## begin Record excerpts

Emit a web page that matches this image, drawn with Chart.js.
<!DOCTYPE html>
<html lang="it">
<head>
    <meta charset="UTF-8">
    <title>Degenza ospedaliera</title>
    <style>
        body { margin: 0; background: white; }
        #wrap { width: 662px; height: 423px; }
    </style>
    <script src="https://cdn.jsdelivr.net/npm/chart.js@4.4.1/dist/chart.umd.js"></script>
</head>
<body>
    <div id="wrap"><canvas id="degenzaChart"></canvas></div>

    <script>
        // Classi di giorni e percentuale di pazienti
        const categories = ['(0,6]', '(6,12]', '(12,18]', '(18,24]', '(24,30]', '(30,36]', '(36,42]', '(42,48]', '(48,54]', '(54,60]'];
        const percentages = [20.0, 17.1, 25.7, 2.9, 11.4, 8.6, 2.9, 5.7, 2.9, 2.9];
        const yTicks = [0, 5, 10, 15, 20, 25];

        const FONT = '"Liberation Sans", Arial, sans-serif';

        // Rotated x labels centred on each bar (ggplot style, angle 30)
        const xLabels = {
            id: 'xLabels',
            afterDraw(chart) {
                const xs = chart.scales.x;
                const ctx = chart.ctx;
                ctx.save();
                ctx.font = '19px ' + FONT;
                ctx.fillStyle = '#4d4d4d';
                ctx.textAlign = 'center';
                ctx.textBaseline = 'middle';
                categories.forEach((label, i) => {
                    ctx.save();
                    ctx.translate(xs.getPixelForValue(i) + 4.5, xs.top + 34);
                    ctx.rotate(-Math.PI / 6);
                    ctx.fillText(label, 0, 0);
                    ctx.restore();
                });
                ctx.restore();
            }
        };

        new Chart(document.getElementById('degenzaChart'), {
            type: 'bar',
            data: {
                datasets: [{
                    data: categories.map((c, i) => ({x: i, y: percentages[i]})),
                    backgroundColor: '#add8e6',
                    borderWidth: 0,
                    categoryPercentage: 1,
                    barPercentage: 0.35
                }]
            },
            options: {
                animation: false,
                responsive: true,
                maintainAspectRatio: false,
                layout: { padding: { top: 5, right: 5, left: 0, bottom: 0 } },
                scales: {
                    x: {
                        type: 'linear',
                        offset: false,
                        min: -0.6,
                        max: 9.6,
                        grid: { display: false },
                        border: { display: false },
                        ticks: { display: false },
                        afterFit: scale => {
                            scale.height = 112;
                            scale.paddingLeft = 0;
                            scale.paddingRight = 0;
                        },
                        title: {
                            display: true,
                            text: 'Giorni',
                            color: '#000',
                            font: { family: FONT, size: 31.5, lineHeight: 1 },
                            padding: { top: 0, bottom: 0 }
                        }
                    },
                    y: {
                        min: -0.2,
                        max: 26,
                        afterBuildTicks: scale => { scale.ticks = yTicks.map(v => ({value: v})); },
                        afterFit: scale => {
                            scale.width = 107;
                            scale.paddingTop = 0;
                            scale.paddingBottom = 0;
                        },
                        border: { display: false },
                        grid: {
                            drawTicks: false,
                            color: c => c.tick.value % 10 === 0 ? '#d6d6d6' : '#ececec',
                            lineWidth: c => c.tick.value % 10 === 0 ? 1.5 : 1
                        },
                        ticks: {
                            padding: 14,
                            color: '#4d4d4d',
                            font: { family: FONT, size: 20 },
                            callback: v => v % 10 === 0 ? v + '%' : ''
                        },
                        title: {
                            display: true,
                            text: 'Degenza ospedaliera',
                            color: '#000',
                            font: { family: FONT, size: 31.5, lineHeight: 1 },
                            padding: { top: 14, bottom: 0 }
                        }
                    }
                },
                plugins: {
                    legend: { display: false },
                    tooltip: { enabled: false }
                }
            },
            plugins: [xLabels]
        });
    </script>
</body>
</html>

## end Record excerpts
## begin Record excerpts

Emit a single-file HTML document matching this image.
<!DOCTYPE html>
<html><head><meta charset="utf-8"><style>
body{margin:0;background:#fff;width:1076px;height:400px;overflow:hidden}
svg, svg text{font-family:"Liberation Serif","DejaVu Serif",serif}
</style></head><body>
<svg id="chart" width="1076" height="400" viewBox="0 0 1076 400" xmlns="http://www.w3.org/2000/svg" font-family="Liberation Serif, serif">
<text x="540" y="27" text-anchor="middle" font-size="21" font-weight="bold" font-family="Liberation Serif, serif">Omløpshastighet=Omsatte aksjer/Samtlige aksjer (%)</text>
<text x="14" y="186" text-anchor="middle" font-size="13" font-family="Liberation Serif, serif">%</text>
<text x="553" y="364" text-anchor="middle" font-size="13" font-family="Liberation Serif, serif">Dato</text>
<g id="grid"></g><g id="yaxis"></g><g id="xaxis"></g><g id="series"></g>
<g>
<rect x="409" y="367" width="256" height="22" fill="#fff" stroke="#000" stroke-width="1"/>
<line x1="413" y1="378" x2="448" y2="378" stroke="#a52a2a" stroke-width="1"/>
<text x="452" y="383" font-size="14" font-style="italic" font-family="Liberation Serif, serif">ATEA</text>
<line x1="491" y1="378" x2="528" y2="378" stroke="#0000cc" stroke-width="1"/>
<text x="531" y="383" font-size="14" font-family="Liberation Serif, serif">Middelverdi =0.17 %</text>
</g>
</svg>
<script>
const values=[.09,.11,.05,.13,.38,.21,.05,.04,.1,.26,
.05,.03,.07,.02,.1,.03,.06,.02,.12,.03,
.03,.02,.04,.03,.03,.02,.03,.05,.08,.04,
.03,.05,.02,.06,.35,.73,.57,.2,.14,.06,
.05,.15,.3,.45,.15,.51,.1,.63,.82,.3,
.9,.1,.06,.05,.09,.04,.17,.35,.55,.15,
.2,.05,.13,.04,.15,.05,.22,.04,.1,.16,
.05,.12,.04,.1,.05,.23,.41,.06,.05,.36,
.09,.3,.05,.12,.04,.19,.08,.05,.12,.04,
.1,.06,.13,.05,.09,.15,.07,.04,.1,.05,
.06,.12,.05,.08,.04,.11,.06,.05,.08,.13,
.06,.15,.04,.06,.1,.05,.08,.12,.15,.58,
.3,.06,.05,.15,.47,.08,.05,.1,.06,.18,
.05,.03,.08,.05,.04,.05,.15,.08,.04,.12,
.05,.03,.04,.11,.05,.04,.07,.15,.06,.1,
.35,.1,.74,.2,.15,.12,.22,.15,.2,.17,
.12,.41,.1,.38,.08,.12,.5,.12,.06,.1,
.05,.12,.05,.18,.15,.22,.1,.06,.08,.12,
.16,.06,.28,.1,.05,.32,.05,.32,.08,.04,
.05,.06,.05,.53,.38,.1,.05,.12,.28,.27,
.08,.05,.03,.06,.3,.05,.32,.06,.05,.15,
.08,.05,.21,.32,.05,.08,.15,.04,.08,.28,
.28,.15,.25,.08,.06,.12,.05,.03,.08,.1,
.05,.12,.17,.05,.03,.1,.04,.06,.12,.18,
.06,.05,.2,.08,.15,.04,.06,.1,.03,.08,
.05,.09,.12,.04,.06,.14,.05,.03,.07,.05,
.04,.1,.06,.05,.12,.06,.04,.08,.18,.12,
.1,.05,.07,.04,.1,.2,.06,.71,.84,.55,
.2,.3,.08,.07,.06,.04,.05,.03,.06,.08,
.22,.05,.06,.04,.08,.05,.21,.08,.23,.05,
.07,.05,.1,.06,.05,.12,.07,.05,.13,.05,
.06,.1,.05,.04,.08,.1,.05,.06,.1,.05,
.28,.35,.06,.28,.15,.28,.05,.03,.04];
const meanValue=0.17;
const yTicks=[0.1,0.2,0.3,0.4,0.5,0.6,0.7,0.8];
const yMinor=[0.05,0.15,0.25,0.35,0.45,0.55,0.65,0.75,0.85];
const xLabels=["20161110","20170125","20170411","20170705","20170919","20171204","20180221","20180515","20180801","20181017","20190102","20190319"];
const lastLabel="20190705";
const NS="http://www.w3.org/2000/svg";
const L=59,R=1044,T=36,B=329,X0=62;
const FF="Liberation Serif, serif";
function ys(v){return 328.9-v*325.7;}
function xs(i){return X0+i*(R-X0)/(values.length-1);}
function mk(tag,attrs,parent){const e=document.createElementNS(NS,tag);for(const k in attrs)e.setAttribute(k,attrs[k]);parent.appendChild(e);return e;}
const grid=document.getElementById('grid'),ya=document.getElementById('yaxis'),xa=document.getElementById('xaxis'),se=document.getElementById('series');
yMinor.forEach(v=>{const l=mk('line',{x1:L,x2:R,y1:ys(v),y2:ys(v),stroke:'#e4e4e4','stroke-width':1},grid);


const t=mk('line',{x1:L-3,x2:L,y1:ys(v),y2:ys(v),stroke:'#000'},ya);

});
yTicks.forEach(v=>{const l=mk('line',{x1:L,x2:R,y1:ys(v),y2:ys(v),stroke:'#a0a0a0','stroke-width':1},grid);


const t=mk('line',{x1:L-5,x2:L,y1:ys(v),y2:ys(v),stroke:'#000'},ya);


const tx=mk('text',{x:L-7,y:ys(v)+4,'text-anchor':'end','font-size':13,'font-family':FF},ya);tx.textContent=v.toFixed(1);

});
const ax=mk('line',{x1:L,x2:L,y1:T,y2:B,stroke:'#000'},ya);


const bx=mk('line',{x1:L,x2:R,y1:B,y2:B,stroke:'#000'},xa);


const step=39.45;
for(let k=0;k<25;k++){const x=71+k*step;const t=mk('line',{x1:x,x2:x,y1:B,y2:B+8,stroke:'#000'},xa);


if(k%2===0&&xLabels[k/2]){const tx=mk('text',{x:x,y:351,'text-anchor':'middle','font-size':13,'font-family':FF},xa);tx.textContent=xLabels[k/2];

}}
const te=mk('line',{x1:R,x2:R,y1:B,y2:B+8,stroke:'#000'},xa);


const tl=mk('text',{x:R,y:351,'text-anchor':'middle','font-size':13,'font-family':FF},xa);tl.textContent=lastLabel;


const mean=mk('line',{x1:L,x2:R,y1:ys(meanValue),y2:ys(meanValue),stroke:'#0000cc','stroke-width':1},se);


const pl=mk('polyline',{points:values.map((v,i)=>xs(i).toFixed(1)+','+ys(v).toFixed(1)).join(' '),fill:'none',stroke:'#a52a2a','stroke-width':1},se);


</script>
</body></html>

## end Record excerpts

Task description.
Looking at the records above, count the lines where the word "this" appears. State only the number.

Expected answer.
2